The BJP claims there’s a Modi wave this election, and the BJP’s prime ministerial candidate contesting in Varanasi as well as his home state of Gujarat may have some impact on Varanasi voter’s mind, especially the young.

The BJP also benefits from anti-incumbency against the second term of the United Progressive Alliance. Another big thing going for Modi is that the BJP has tied up with Apna Dal in Uttar Pradesh. The Apna Dal is a party of the Kurmis, another “backward class” peasant community.

At the same time, we’ll have to consider that Mukhtar Ansari, influential with the city’s Muslim voters, has chosen not to contest this election. He has not announced support for any party, but his absence from the race is thought to favor the Congress Party.

The votes in Varanasi going to Arvind Kejriwal would otherwise have been Modi’s. A few BJP voters may also be upset at the snub Modi gave sitting BJP MP Murli Manohar Joshi by forcing him to vacate the Varansi seat.

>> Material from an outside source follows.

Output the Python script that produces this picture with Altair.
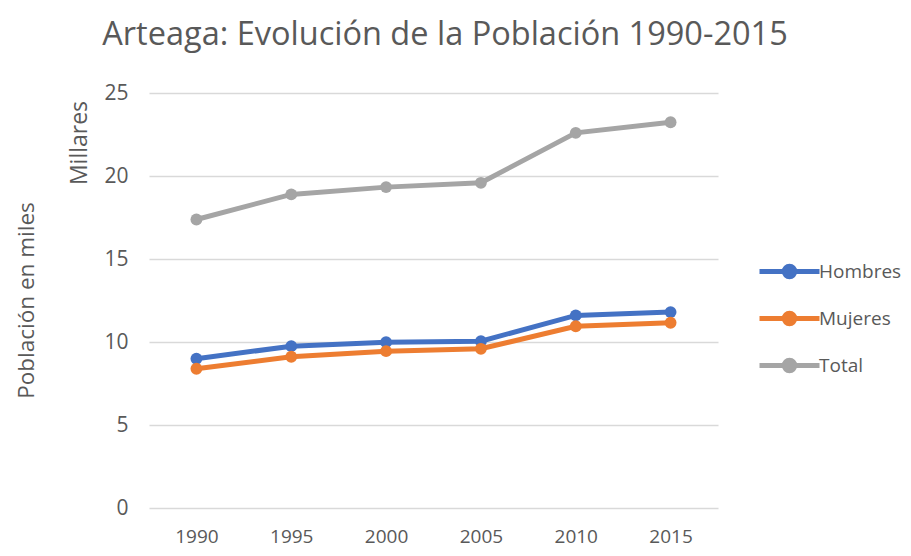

Had Mukhtar Ansari, a convicted politician who often contests from jail, been contesting this election, the BJP and the RSS would have been able to polarize this election on Hindu-Muslim lines and prevent Hindu voters from thinking of options other than the BJP. Ansari’s smart withdrawl from the race has taken away the potential strategy of Hindu Hero vs Muslim Villain.

There are those who say that Modi is an outsider who may choose Vadodara and resign from Varanasi if he wins both. By contrast, Ajay Rai of the Congress is a local who has been MLA for five times, including once with the BJP.

The Bahujan Samaj Party’s Vijay Prakash Jaiswal is a lightweight who will take away dalit votes, but the Samajwadi Party is said to be considering withdrawing its candidate in favour of Ajay Rai.

If you take into account the Congress’ traditional vote, the tacit or explicit support of the BSP and the SP, Ajay Rai’s popularity and the Muslim votes that Mukhtar Ansari is leaving for him, it’s clear that Modi has a very tough fight on his hands. Many have slipped on the ghats of Banaras.